• Material to process
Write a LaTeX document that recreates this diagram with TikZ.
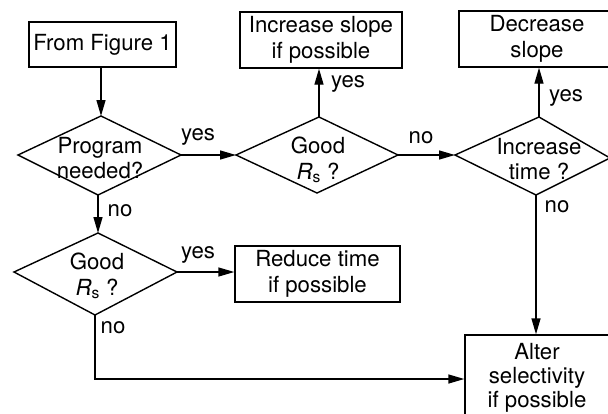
\documentclass[tikz,border=0pt]{standalone}
\usepackage{fontspec}
\setmainfont{TeX Gyre Heros}
\usetikzlibrary{arrows.meta}
\begin{document}
\begin{tikzpicture}[x=1pt,y=-1pt,
  txt/.style={font=\fontsize{22.2}{25.5}\selectfont, align=center, inner sep=0pt},
  box/.style={txt, draw, line width=1.4pt},
  ln/.style={line width=1.4pt},
  arr/.style={ln, -{Triangle[length=16pt,width=9pt]}},
  lab/.style={font=\fontsize{22.2}{25.5}\selectfont, inner sep=0pt}]
\clip (0,0) rectangle (608,413);
\fill[white] (0,0) rectangle (608,413);
% boxes
\node[box, minimum width=147, minimum height=45] (from) at (102.5,44.5) {From Figure 1};
\node[box, minimum width=162, minimum height=56] (inc) at (321,40) {Increase slope\\if possible};
\node[box, minimum width=156, minimum height=56] (dec) at (537,39) {Decrease\\slope};
\node[box, minimum width=165, minimum height=56] (red) at (317.5,274) {Reduce time\\if possible};
\node[box, minimum width=150, minimum height=88] (alt) at (540,379) {};
\node[txt, font=\fontsize{22.2}{24}\selectfont] (altt) at (537,378) {Alter\\selectivity\\if possible};
% diamond 1
\coordinate (d1n) at (101,116); \coordinate (d1e) at (181,155);
\coordinate (d1s) at (98,195);  \coordinate (d1w) at (18,155);
\draw[ln] (d1n) -- (d1e) -- (d1s) -- (d1w) -- cycle;
\node[txt] (t1) at (100,158) {Program\\needed?};
% diamond 2
\coordinate (d2n) at (319,117); \coordinate (d2e) at (398,155);
\coordinate (d2s) at (317,193); \coordinate (d2w) at (236,155);
\draw[ln] (d2n) -- (d2e) -- (d2s) -- (d2w) -- cycle;
\node[txt] (t2) at (318,160) {Good\\{\itshape R}\textsubscript{s} ?};
% diamond 3
\coordinate (d3n) at (539,117); \coordinate (d3e) at (610,158);
\coordinate (d3s) at (536,195); \coordinate (d3w) at (455,155);
\draw[ln] (d3n) -- (d3e) -- (d3s) -- (d3w) -- cycle;
\node[txt] (t3) at (539,159) {Increase\\time ?};
% diamond 4
\coordinate (d4n) at (98,233); \coordinate (d4e) at (177,272);
\coordinate (d4s) at (95,315); \coordinate (d4w) at (14,272);
\draw[ln] (d4n) -- (d4e) -- (d4s) -- (d4w) -- cycle;
\node[txt] (t4) at (97,276) {Good\\{\itshape R}\textsubscript{s} ?};
% connectors
\draw[arr] (from.south -| d1n) -- (d1n);
\draw[arr] (d1e) -- (d2w);
\draw[arr] (d2n) -- (d2n |- inc.south);
\draw[arr] (d2e) -- (d3w);
\draw[arr] (d3n) -- (d3n |- dec.south);
\draw[arr] (d1s) -- (d4n);
\draw[arr] (d4e) -- (d4e -| red.west);
\draw[arr] (d3s) -- (d3s |- alt.north);
\draw[arr] (d4s) |- (alt.west);
% labels
\node[lab] (l1) at (198,137) {yes};
\node[lab] (l2) at (348,84) {yes};
\node[lab] (l3) at (421,138) {no};
\node[lab] (l4) at (566,98) {yes};
\node[lab] (l5) at (557,207) {no};
\node[lab] (l6) at (120,211) {no};
\node[lab] (l7) at (198,255) {yes};
\node[lab] (l8) at (113,328) {no};
\end{tikzpicture}
\end{document}
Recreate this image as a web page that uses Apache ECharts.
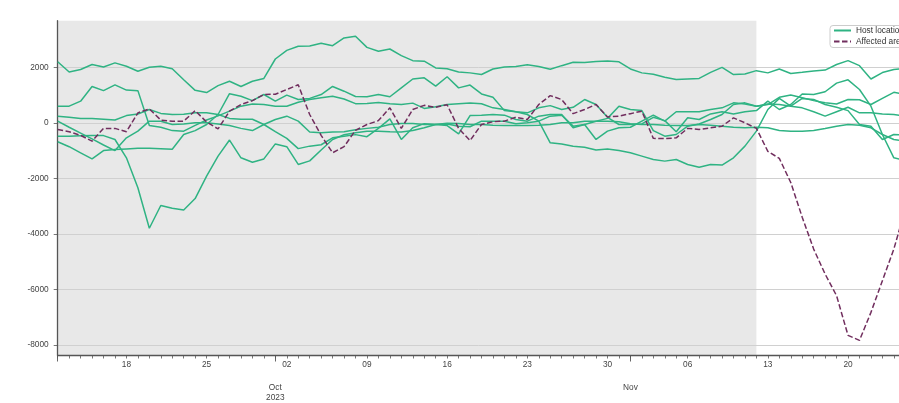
<!DOCTYPE html>
<html><head><meta charset="utf-8">
<script src="https://cdn.jsdelivr.net/npm/echarts@6/dist/echarts.min.js"></script>
<style>html,body{margin:0;padding:0;background:#fff}#c{width:899px;height:403px}</style>
</head><body><div id="c"></div>
<script>
// Daily values, day 0 = 2023-09-12
const hostA = [2200,1830,1920,2100,2010,2160,2040,1860,2000,2040,1950,1550,1170,1090,1340,1500,1310,1500,1600,2300,2610,2760,2770,2870,2780,3060,3120,2720,2580,2660,2420,2240,2220,1980,1950,1830,1800,1740,1940,2010,2030,2090,2030,1930,2060,2180,2170,2210,2230,2200,1940,1800,1750,1640,1560,1580,1600,1820,2000,1740,1760,1880,1800,1940,1780,1820,1870,1900,2100,2240,2060,1580,1810,1920,1960];
const hostB = [600,600,780,1310,1160,1370,1180,1160,-100,-160,-280,-300,-90,100,250,420,600,680,660,600,600,740,840,900,960,860,690,700,730,690,660,710,520,580,660,690,710,690,540,480,400,360,540,620,480,560,840,660,200,-60,-60,-40,200,80,-320,180,120,320,400,320,400,440,780,480,660,1040,1020,1120,1430,1550,1200,600,-420,-1260,-1350];
const hostC = [240,200,160,160,130,100,260,320,480,340,300,310,360,360,300,160,130,130,-60,-320,-560,-930,-840,-790,-540,-485,-425,-500,-200,145,-600,-180,-30,-60,-100,-400,260,276,300,276,120,60,240,300,300,-180,-60,60,160,600,480,440,-280,-480,-420,-120,-40,120,300,660,720,600,660,920,1000,900,800,720,680,840,830,660,880,1100,1020];
const hostD = [-680,-860,-1080,-1300,-1000,-960,-940,-920,-920,-930,-950,-420,-280,-60,300,1050,960,800,1020,780,1000,840,880,1020,1310,1140,950,940,1020,940,1260,1580,1620,1320,1660,1260,1360,1040,920,440,400,300,60,-720,-760,-840,-880,-980,-940,-1000,-1080,-1200,-1320,-1380,-1320,-1500,-1600,-1500,-1520,-1260,-840,-300,480,880,600,880,840,660,560,440,-60,-120,-600,-420,-440];
const hostE = [-480,-480,-470,-460,-460,-600,-1260,-2340,-3800,-2980,-3080,-3140,-2730,-1920,-1200,-620,-1260,-1420,-1300,-760,-860,-1500,-1370,-980,-600,-430,-360,-300,-300,-320,-330,-280,-180,-60,-40,-120,-140,60,60,60,-36,0,60,240,276,-120,-60,-600,-300,-180,-160,60,280,60,400,400,400,480,540,720,680,600,680,660,600,540,400,240,400,560,360,360,320,300,240];
const hostF = [60,-160,-370,-580,-800,-1000,-540,-300,60,60,-60,-40,0,0,-40,-100,-200,-280,-60,120,240,60,-330,-360,-330,-320,-250,-200,-156,-60,-24,-24,-60,-60,-12,-24,-60,-60,-84,-96,-96,-96,-84,-60,0,0,60,60,60,36,-36,-60,-60,-84,-96,-96,-60,-84,-120,-156,-180,-156,-180,-276,-300,-300,-276,-204,-120,-60,-84,-180,-420,-600,-660];
const affected = [-240,-320,-450,-660,-200,-200,-320,360,500,100,60,60,440,30,-220,420,660,800,1020,1030,1200,1370,300,-450,-1080,-860,-270,-60,80,540,-200,480,630,560,650,-200,-640,-60,40,60,200,120,660,980,840,330,480,660,210,240,330,420,-560,-570,-540,-200,-240,-180,-120,180,0,-200,-1030,-1280,-2150,-3400,-4550,-5450,-6230,-7660,-7840,-6830,-5690,-4550,-3100];

const xTickDays = [6,13,20,27,34,41,48,55,62,69];
const xTickLabels = ['18','25','02','09','16','23','30','06','13','20'];
const majorTickDays = [0,19,50];
const monthDays = [19,50];
const monthLabels = ['Oct\n2023','Nov'];
const yTicks = [-8000,-6000,-4000,-2000,0,2000];
const shadedEndDay = 61;

const GREEN = '#2fb383';
const PURPLE = '#712e5e';
const FONT = '"Liberation Sans", Arial, sans-serif';
const allDays = Array.from({length: 75}, (_, i) => i);
const toPts = arr => arr.map((v, i) => [i, v]);

const hostSeries = [hostA, hostB, hostC, hostD, hostE, hostF].map(arr => ({
  name: 'Host locations', type: 'line', data: toPts(arr), symbol: 'none', z: 3,
  lineStyle: {color: GREEN, width: 1.5}, itemStyle: {color: GREEN}, clip: true
}));

const chart = echarts.init(document.getElementById('c'), null, {renderer: 'canvas'});
chart.setOption({
  animation: false,
  grid: {left: 57.7, top: 20.7, right: 0, bottom: 46.3, containLabel: false},
  legend: {
    orient: 'vertical', left: 830, top: 25.5, padding: [1, 5, 2, 3],
    itemWidth: 17, itemHeight: 10, itemGap: 3,
    itemStyle: {opacity: 0},
    backgroundColor: 'rgba(255,255,255,0.85)', borderColor: '#cccccc', borderWidth: 1, borderRadius: 3,
    textStyle: {fontFamily: FONT, fontSize: 8.3, color: '#333'},
    data: ['Host locations', 'Affected area']
  },
  xAxis: [{
    type: 'value', min: 0, max: 73.45, position: 'bottom', z: 1,
    axisLine: {show: true, onZero: false, lineStyle: {color: '#555', width: 1.3}},
    axisTick: {show: true, customValues: allDays, length: 3, lineStyle: {color: '#555', width: 0.8}},
    axisLabel: {customValues: xTickDays, margin: 5, color: '#444', fontFamily: FONT, fontSize: 8.3,
      formatter: v => xTickLabels[xTickDays.indexOf(Math.round(v))] || ''},
    splitLine: {show: false}
  }, {
    type: 'value', min: 0, max: 73.45, position: 'bottom', z: 1,
    axisLine: {show: false, onZero: false},
    axisTick: {show: true, customValues: majorTickDays, length: 6, lineStyle: {color: '#555', width: 0.9}},
    axisLabel: {customValues: monthDays, margin: 27.5, color: '#444', fontFamily: FONT, fontSize: 8.3, lineHeight: 10,
      formatter: v => monthLabels[monthDays.indexOf(Math.round(v))] || ''},
    splitLine: {show: false}
  }],
  yAxis: {
    type: 'value', min: -8384, max: 3680, z: 1,
    axisLine: {show: true, onZero: false, lineStyle: {color: '#555', width: 1.3}},
    axisTick: {show: true, customValues: yTicks, length: 4, lineStyle: {color: '#555', width: 0.8}},
    axisLabel: {customValues: yTicks, margin: 9, color: '#444', fontFamily: FONT, fontSize: 8.3,
      formatter: v => String(Math.round(v))},
    splitLine: {show: true, lineStyle: {color: '#d0d0d0', width: 1}}
  },
  series: [{
    type: 'line', data: [], xAxisIndex: 0, silent: true,
    markArea: {silent: true, z: 0.5, itemStyle: {color: '#e8e8e8'}, data: [[{xAxis: 0}, {xAxis: shadedEndDay}]]}
  }].concat(hostSeries).concat([{
    name: 'Affected area', type: 'line', data: toPts(affected), symbol: 'none', z: 4,
    lineStyle: {color: PURPLE, width: 1.5, type: [5.5, 2.5]}, itemStyle: {color: PURPLE}, clip: true
  }])
});
</script></body></html>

• Aim of the exercise
Copy out every line with the word "that".

• Response to the task
Write a LaTeX document that recreates this diagram with TikZ.
Recreate this image as a web page that uses Apache ECharts.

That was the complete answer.